— BEGIN —

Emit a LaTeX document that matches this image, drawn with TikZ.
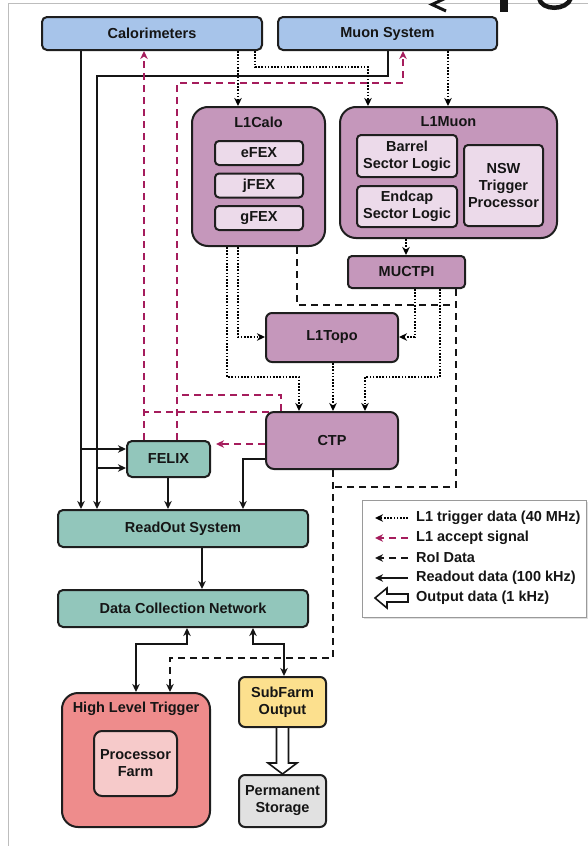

— END —
— BEGIN —

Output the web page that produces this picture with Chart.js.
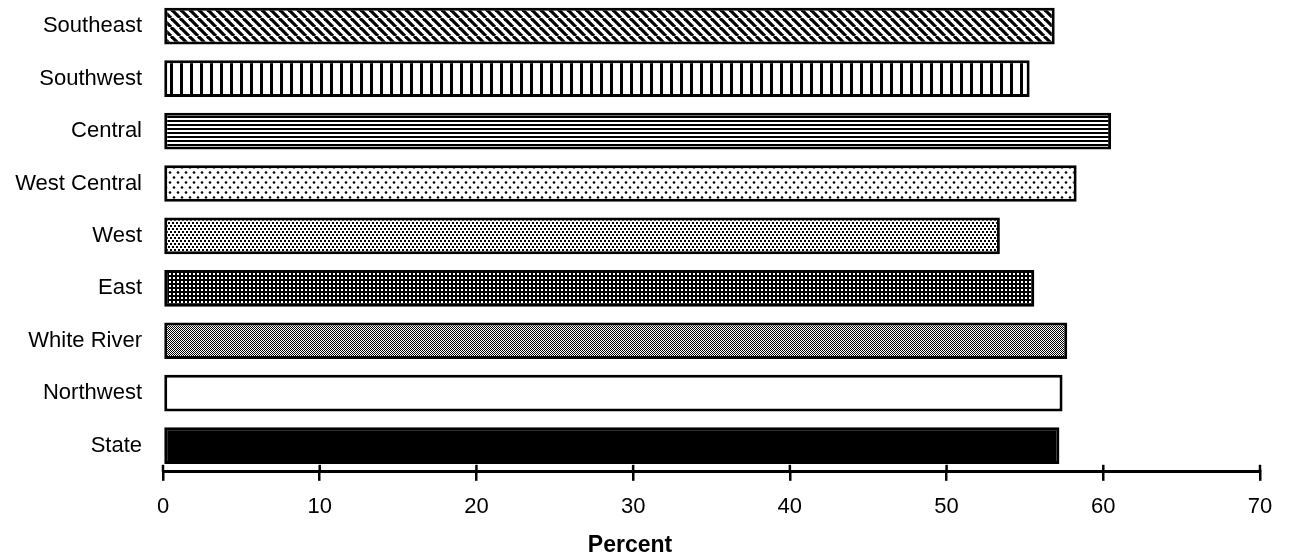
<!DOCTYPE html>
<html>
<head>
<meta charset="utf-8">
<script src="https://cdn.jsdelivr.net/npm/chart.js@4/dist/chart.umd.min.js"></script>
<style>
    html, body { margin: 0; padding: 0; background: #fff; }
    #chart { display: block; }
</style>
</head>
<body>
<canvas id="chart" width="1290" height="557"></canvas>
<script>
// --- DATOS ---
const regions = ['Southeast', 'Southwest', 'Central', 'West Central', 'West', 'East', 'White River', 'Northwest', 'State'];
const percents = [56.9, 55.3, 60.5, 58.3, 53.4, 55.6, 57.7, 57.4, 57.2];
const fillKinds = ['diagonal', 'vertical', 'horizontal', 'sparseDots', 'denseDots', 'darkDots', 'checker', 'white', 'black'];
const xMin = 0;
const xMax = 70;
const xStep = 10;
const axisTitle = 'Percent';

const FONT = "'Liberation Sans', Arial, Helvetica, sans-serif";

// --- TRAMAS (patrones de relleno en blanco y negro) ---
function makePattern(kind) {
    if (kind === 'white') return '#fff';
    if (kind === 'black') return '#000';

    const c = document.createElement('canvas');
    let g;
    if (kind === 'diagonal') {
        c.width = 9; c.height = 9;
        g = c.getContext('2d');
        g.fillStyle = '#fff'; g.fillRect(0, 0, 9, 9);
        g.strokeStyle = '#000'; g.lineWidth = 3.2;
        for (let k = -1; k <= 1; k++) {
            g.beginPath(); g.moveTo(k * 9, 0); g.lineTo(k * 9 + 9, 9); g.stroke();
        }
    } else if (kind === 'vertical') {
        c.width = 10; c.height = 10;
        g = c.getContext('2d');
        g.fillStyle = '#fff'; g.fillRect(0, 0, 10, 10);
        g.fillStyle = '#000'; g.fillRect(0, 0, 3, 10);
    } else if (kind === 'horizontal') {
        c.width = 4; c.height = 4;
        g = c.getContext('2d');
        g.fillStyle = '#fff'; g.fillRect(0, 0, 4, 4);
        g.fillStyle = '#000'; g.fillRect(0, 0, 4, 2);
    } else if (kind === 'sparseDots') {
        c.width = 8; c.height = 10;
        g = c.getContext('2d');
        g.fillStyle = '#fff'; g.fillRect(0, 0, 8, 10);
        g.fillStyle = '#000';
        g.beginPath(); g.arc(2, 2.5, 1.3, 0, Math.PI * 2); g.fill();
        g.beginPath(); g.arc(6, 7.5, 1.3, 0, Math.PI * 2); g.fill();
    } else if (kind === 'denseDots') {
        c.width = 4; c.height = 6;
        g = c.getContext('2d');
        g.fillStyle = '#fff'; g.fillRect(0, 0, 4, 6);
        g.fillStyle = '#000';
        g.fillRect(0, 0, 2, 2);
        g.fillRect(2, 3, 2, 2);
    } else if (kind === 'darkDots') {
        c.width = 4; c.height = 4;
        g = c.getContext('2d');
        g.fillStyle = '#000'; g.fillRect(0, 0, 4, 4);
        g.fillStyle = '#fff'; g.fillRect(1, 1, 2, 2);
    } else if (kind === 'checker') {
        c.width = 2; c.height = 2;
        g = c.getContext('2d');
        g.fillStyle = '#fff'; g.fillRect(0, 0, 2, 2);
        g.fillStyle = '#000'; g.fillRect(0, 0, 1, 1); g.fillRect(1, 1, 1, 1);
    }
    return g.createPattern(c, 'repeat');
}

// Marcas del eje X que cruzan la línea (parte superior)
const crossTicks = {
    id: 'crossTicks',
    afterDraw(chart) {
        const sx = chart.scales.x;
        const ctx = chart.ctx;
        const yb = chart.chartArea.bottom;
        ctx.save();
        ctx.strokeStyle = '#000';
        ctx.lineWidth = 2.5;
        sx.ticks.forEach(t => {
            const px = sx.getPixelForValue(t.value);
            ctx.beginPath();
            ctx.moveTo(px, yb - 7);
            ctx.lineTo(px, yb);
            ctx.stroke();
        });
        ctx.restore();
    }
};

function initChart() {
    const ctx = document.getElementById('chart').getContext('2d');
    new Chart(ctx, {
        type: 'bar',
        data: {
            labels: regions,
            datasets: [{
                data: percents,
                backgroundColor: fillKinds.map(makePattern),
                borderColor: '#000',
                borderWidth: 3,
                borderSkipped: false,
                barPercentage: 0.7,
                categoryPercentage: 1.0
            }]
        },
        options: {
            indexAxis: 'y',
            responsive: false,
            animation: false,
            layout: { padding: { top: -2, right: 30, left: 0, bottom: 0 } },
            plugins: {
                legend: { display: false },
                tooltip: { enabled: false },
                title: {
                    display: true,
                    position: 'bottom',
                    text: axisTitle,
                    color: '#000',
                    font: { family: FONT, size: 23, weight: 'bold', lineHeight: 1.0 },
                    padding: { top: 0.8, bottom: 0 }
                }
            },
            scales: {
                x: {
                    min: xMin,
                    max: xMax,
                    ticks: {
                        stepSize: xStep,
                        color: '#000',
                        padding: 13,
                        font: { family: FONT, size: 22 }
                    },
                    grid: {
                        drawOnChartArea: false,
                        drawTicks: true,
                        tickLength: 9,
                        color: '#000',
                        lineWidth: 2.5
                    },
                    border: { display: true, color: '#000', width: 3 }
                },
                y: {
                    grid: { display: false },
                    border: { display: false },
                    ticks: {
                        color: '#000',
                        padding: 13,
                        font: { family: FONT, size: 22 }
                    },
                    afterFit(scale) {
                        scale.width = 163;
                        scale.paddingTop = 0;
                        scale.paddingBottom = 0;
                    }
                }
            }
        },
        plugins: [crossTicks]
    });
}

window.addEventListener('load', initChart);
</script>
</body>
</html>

— END —
— BEGIN —

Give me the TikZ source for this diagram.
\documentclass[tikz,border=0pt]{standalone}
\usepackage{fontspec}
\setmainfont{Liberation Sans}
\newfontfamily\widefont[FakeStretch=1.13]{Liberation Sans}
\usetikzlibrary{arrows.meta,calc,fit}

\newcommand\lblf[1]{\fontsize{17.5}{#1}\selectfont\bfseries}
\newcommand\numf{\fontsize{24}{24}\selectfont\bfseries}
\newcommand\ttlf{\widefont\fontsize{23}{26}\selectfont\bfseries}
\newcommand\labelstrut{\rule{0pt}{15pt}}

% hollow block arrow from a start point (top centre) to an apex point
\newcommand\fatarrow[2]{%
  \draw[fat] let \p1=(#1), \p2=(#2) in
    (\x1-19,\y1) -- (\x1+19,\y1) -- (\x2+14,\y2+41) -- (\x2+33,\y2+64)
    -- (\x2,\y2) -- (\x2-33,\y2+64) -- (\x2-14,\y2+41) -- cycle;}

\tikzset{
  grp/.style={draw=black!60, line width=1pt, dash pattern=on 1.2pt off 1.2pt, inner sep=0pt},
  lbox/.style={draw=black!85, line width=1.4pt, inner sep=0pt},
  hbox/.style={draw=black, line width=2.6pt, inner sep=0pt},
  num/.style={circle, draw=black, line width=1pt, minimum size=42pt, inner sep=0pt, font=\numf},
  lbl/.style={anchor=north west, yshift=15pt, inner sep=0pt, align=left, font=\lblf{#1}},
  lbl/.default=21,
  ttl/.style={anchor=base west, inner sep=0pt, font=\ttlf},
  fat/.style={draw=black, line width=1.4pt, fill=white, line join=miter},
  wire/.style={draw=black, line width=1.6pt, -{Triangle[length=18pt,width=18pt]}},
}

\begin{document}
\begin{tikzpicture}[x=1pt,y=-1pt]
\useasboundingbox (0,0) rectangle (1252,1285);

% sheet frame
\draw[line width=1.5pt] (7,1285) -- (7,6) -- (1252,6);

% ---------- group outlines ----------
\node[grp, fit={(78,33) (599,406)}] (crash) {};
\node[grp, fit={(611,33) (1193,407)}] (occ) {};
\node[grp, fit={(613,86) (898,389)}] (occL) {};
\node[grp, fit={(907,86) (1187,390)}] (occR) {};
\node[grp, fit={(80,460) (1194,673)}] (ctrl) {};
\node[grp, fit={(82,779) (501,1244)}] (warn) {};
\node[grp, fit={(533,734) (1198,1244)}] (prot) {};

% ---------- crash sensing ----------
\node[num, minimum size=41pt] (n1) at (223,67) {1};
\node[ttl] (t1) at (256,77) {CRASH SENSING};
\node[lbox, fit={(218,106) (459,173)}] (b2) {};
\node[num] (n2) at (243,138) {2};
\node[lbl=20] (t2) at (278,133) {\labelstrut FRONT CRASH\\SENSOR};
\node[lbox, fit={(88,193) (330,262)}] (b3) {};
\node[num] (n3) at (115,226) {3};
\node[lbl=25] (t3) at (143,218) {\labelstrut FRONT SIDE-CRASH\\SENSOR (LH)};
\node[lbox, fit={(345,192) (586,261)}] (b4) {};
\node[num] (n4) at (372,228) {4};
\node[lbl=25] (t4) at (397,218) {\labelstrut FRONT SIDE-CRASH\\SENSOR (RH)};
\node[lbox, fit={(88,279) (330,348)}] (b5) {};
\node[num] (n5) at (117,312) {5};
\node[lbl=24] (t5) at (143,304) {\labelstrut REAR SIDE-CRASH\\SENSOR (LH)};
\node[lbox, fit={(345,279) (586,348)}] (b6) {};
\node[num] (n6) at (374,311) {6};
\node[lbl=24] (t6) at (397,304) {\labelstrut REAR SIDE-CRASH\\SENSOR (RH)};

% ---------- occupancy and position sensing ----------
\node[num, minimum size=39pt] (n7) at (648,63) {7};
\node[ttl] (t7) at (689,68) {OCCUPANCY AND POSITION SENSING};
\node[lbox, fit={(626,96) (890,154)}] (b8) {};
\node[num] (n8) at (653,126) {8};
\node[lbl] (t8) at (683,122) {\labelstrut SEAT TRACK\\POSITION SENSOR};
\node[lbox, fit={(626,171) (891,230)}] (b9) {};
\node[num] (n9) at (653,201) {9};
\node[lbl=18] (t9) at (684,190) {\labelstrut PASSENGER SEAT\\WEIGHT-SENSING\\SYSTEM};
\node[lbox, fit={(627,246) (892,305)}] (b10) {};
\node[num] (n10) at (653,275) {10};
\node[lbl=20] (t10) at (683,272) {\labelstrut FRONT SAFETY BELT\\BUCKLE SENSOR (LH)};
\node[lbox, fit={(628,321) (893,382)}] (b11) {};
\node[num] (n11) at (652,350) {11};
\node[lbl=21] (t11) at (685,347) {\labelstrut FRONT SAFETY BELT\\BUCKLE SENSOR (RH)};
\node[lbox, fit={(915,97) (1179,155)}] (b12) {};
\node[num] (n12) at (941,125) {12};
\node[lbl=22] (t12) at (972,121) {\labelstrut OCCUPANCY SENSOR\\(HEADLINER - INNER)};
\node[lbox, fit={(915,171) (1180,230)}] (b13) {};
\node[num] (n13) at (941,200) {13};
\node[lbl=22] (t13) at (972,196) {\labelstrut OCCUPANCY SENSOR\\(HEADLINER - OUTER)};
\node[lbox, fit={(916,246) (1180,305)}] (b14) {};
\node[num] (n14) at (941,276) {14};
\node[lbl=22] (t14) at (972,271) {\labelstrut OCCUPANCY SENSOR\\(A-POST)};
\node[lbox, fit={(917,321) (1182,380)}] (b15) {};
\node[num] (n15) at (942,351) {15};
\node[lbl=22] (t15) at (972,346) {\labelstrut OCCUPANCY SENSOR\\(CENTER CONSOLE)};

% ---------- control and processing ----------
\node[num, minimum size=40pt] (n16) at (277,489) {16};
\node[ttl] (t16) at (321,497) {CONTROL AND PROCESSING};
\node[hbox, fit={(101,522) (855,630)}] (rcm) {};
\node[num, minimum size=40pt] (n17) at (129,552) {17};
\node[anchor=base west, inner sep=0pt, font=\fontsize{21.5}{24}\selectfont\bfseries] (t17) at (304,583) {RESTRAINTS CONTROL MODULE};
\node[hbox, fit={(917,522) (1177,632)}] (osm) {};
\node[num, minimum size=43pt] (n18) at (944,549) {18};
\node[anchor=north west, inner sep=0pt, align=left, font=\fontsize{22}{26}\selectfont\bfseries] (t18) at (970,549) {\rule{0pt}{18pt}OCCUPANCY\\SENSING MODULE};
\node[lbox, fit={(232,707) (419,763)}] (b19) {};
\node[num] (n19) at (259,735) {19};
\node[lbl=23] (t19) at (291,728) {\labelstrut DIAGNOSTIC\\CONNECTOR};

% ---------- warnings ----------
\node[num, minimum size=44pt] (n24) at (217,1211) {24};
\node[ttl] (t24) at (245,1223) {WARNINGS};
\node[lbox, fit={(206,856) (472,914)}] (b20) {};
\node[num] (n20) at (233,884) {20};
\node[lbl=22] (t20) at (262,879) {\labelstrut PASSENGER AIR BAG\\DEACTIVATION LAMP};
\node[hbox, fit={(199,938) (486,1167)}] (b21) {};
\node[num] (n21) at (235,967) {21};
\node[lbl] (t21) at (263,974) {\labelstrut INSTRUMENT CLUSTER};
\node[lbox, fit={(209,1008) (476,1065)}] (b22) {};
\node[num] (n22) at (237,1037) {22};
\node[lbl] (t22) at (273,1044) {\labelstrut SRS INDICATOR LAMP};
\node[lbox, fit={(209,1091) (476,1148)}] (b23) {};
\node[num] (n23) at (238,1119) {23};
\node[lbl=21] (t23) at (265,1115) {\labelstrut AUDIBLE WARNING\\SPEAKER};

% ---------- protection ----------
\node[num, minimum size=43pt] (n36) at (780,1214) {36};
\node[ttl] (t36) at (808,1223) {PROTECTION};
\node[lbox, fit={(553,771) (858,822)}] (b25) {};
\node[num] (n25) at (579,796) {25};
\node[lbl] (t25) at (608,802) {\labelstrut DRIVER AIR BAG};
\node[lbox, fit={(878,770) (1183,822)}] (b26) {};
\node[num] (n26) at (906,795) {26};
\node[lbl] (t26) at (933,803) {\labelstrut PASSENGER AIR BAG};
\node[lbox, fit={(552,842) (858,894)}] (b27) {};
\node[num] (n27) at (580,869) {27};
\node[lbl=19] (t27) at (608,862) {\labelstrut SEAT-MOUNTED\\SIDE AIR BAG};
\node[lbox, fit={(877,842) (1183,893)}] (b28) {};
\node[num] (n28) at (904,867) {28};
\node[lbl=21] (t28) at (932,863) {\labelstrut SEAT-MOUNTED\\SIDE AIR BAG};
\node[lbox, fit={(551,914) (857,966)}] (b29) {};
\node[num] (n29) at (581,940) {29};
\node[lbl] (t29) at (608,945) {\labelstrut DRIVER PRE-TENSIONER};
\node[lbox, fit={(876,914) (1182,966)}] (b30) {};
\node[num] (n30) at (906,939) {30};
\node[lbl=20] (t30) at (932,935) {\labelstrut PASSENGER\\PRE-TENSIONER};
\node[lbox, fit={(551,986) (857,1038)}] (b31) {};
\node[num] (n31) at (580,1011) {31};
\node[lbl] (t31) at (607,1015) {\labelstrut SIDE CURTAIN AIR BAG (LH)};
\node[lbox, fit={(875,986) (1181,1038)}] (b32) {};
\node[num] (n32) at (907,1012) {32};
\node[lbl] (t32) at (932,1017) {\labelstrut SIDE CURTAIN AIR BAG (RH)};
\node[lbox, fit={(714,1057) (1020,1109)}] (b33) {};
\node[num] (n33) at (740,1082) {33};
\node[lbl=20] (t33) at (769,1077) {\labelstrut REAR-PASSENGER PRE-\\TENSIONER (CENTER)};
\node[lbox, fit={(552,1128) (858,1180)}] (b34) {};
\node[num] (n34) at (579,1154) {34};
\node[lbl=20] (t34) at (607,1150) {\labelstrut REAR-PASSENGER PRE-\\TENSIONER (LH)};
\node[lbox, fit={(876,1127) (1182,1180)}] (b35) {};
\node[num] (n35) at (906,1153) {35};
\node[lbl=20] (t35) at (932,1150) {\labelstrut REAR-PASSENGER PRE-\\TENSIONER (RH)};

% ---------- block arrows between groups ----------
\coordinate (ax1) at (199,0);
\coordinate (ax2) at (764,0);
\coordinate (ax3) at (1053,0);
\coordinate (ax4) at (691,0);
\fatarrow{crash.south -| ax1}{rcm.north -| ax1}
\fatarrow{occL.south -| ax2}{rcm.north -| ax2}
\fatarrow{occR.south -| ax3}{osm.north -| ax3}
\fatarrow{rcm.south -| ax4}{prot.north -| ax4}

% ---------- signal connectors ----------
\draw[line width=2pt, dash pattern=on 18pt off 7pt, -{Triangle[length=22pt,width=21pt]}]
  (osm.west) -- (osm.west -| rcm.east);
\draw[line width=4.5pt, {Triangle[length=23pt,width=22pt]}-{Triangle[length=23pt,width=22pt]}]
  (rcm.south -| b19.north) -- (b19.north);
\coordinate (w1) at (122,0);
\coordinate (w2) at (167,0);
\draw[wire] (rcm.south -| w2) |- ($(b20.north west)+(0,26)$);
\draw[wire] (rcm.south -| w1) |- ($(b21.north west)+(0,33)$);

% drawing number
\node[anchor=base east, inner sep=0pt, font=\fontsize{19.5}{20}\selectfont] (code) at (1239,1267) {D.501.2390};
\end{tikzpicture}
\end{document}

— END —

# Work to be completed:
Within the entries above, give again exactly the lines starting at the one that contains "Output the web" and ending at the one that contains "if (kind === 'black') return '#000';", leaving out the pictures.

# Task output:
Output the web page that produces this picture with Chart.js.
<!DOCTYPE html>
<html>
<head>
<meta charset="utf-8">
<script src="https://cdn.jsdelivr.net/npm/chart.js@4/dist/chart.umd.min.js"></script>
<style>
    html, body { margin: 0; padding: 0; background: #fff; }
    #chart { display: block; }
</style>
</head>
<body>
<canvas id="chart" width="1290" height="557"></canvas>
<script>
// --- DATOS ---
const regions = ['Southeast', 'Southwest', 'Central', 'West Central', 'West', 'East', 'White River', 'Northwest', 'State'];
const percents = [56.9, 55.3, 60.5, 58.3, 53.4, 55.6, 57.7, 57.4, 57.2];
const fillKinds = ['diagonal', 'vertical', 'horizontal', 'sparseDots', 'denseDots', 'darkDots', 'checker', 'white', 'black'];
const xMin = 0;
const xMax = 70;
const xStep = 10;
const axisTitle = 'Percent';

const FONT = "'Liberation Sans', Arial, Helvetica, sans-serif";

// --- TRAMAS (patrones de relleno en blanco y negro) ---
function makePattern(kind) {
    if (kind === 'white') return '#fff';
    if (kind === 'black') return '#000';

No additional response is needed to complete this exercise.